▶ Brief:
Give an exact copy of every line, leaving images out.

▶ Data section:

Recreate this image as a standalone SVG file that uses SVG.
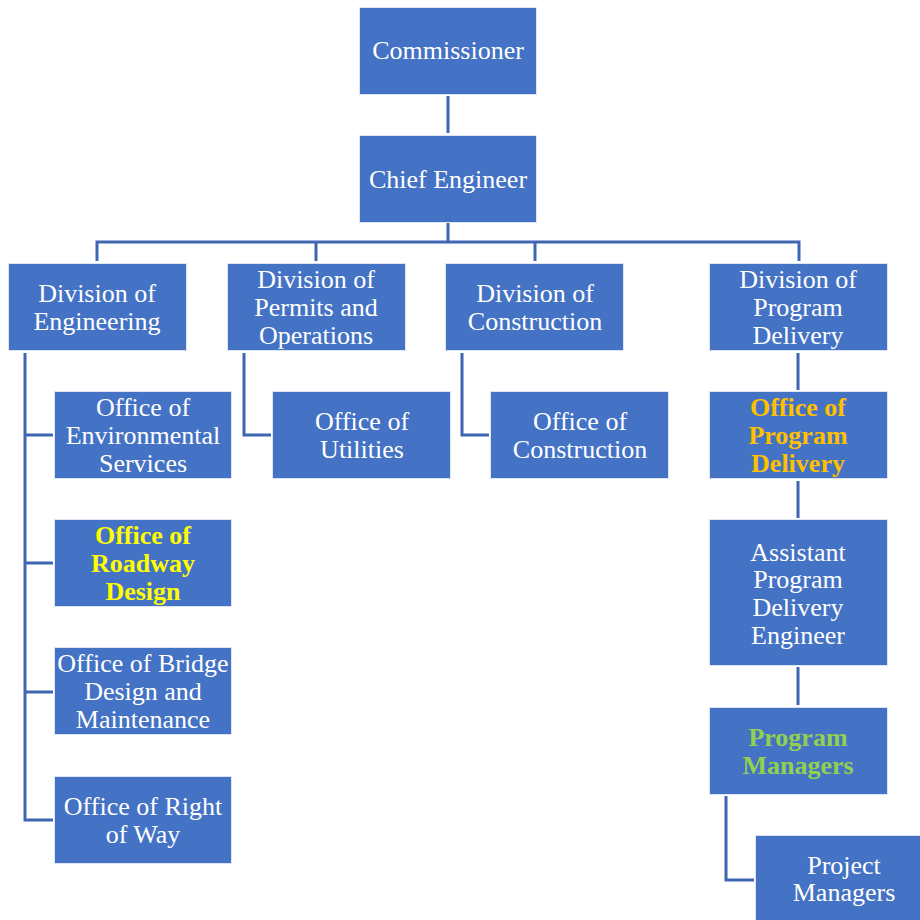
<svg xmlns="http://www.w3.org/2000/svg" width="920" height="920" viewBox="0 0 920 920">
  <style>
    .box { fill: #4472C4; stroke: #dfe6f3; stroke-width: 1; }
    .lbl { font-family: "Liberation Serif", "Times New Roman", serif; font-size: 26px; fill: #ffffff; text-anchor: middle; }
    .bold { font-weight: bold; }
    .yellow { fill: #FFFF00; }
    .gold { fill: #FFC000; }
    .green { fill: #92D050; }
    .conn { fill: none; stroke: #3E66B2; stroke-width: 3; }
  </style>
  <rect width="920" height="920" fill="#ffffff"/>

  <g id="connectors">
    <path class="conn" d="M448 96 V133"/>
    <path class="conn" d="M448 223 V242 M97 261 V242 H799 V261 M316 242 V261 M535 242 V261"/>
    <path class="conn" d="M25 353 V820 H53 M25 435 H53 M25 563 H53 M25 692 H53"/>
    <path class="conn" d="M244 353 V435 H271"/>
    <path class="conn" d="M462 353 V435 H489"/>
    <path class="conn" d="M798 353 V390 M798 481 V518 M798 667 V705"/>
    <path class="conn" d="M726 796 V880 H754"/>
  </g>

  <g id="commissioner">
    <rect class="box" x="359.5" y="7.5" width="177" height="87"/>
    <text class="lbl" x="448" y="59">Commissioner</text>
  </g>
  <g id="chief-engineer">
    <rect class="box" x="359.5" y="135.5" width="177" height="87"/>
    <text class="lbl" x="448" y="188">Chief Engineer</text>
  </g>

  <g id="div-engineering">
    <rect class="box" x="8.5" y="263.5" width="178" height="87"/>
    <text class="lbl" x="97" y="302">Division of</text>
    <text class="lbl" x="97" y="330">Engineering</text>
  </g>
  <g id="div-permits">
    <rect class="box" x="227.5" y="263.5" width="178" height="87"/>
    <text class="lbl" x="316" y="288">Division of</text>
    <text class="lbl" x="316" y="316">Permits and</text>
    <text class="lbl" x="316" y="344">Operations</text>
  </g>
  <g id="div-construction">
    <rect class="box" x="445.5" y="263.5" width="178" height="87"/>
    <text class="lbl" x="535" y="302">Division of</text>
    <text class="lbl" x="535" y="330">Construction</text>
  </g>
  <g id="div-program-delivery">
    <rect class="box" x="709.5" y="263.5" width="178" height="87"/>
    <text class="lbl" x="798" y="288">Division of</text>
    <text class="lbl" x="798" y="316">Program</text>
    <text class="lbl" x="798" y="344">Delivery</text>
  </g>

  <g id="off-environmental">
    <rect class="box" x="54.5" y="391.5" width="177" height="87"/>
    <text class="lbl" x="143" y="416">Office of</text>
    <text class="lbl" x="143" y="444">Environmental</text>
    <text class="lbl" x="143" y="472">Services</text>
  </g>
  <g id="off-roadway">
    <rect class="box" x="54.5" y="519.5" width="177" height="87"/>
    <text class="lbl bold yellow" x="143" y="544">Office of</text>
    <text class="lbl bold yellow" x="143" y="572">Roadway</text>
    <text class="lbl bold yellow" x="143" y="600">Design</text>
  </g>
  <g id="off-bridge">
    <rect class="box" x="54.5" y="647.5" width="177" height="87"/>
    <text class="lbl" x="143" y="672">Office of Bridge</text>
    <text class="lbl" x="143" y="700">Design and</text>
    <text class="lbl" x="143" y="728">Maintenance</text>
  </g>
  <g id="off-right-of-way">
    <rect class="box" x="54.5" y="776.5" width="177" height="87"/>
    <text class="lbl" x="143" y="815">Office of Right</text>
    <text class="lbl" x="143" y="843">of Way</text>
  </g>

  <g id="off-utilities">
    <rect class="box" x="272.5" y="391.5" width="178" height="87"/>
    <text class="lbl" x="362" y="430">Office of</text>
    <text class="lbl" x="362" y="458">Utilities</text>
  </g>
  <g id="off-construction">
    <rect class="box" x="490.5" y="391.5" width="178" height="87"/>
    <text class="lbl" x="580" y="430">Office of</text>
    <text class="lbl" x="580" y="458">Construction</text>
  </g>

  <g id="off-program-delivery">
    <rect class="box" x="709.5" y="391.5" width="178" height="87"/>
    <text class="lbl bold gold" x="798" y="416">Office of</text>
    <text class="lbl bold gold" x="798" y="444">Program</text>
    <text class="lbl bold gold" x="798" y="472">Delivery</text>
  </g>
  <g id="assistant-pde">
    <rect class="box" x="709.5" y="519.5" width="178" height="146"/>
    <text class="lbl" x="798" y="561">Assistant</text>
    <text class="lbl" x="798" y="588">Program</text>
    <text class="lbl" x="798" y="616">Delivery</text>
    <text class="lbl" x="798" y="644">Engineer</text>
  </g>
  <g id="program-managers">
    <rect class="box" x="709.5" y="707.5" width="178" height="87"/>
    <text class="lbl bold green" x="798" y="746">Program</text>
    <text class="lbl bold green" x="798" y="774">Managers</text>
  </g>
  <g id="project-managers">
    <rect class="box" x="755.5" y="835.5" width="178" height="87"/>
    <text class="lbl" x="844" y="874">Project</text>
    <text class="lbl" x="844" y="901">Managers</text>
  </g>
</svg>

▶ Task solution:
Recreate this image as a standalone SVG file that uses SVG.
<svg xmlns="http://www.w3.org/2000/svg" width="920" height="920" viewBox="0 0 920 920">
  <style>
    .box { fill: #4472C4; stroke: #dfe6f3; stroke-width: 1; }
    .lbl { font-family: "Liberation Serif", "Times New Roman", serif; font-size: 26px; fill: #ffffff; text-anchor: middle; }
    .bold { font-weight: bold; }
    .yellow { fill: #FFFF00; }
    .gold { fill: #FFC000; }
    .green { fill: #92D050; }
    .conn { fill: none; stroke: #3E66B2; stroke-width: 3; }
  </style>
  <rect width="920" height="920" fill="#ffffff"/>

  <g id="connectors">
    <path class="conn" d="M448 96 V133"/>
    <path class="conn" d="M448 223 V242 M97 261 V242 H799 V261 M316 242 V261 M535 242 V261"/>
    <path class="conn" d="M25 353 V820 H53 M25 435 H53 M25 563 H53 M25 692 H53"/>
    <path class="conn" d="M244 353 V435 H271"/>
    <path class="conn" d="M462 353 V435 H489"/>
    <path class="conn" d="M798 353 V390 M798 481 V518 M798 667 V705"/>
    <path class="conn" d="M726 796 V880 H754"/>
  </g>

  <g id="commissioner">
    <rect class="box" x="359.5" y="7.5" width="177" height="87"/>
    <text class="lbl" x="448" y="59">Commissioner</text>
  </g>
  <g id="chief-engineer">
    <rect class="box" x="359.5" y="135.5" width="177" height="87"/>
    <text class="lbl" x="448" y="188">Chief Engineer</text>
  </g>

  <g id="div-engineering">
    <rect class="box" x="8.5" y="263.5" width="178" height="87"/>
    <text class="lbl" x="97" y="302">Division of</text>
    <text class="lbl" x="97" y="330">Engineering</text>
  </g>
  <g id="div-permits">
    <rect class="box" x="227.5" y="263.5" width="178" height="87"/>
    <text class="lbl" x="316" y="288">Division of</text>
    <text class="lbl" x="316" y="316">Permits and</text>
    <text class="lbl" x="316" y="344">Operations</text>
  </g>
  <g id="div-construction">
    <rect class="box" x="445.5" y="263.5" width="178" height="87"/>
    <text class="lbl" x="535" y="302">Division of</text>
    <text class="lbl" x="535" y="330">Construction</text>
  </g>
  <g id="div-program-delivery">
    <rect class="box" x="709.5" y="263.5" width="178" height="87"/>
    <text class="lbl" x="798" y="288">Division of</text>
    <text class="lbl" x="798" y="316">Program</text>
    <text class="lbl" x="798" y="344">Delivery</text>
  </g>

  <g id="off-environmental">
    <rect class="box" x="54.5" y="391.5" width="177" height="87"/>
    <text class="lbl" x="143" y="416">Office of</text>
    <text class="lbl" x="143" y="444">Environmental</text>
    <text class="lbl" x="143" y="472">Services</text>
  </g>
  <g id="off-roadway">
    <rect class="box" x="54.5" y="519.5" width="177" height="87"/>
    <text class="lbl bold yellow" x="143" y="544">Office of</text>
    <text class="lbl bold yellow" x="143" y="572">Roadway</text>
    <text class="lbl bold yellow" x="143" y="600">Design</text>
  </g>
  <g id="off-bridge">
    <rect class="box" x="54.5" y="647.5" width="177" height="87"/>
    <text class="lbl" x="143" y="672">Office of Bridge</text>
    <text class="lbl" x="143" y="700">Design and</text>
    <text class="lbl" x="143" y="728">Maintenance</text>
  </g>
  <g id="off-right-of-way">
    <rect class="box" x="54.5" y="776.5" width="177" height="87"/>
    <text class="lbl" x="143" y="815">Office of Right</text>
    <text class="lbl" x="143" y="843">of Way</text>
  </g>

  <g id="off-utilities">
    <rect class="box" x="272.5" y="391.5" width="178" height="87"/>
    <text class="lbl" x="362" y="430">Office of</text>
    <text class="lbl" x="362" y="458">Utilities</text>
  </g>
  <g id="off-construction">
    <rect class="box" x="490.5" y="391.5" width="178" height="87"/>
    <text class="lbl" x="580" y="430">Office of</text>
    <text class="lbl" x="580" y="458">Construction</text>
  </g>

  <g id="off-program-delivery">
    <rect class="box" x="709.5" y="391.5" width="178" height="87"/>
    <text class="lbl bold gold" x="798" y="416">Office of</text>
    <text class="lbl bold gold" x="798" y="444">Program</text>
    <text class="lbl bold gold" x="798" y="472">Delivery</text>
  </g>
  <g id="assistant-pde">
    <rect class="box" x="709.5" y="519.5" width="178" height="146"/>
    <text class="lbl" x="798" y="561">Assistant</text>
    <text class="lbl" x="798" y="588">Program</text>
    <text class="lbl" x="798" y="616">Delivery</text>
    <text class="lbl" x="798" y="644">Engineer</text>
  </g>
  <g id="program-managers">
    <rect class="box" x="709.5" y="707.5" width="178" height="87"/>
    <text class="lbl bold green" x="798" y="746">Program</text>
    <text class="lbl bold green" x="798" y="774">Managers</text>
  </g>
  <g id="project-managers">
    <rect class="box" x="755.5" y="835.5" width="178" height="87"/>
    <text class="lbl" x="844" y="874">Project</text>
    <text class="lbl" x="844" y="901">Managers</text>
  </g>
</svg>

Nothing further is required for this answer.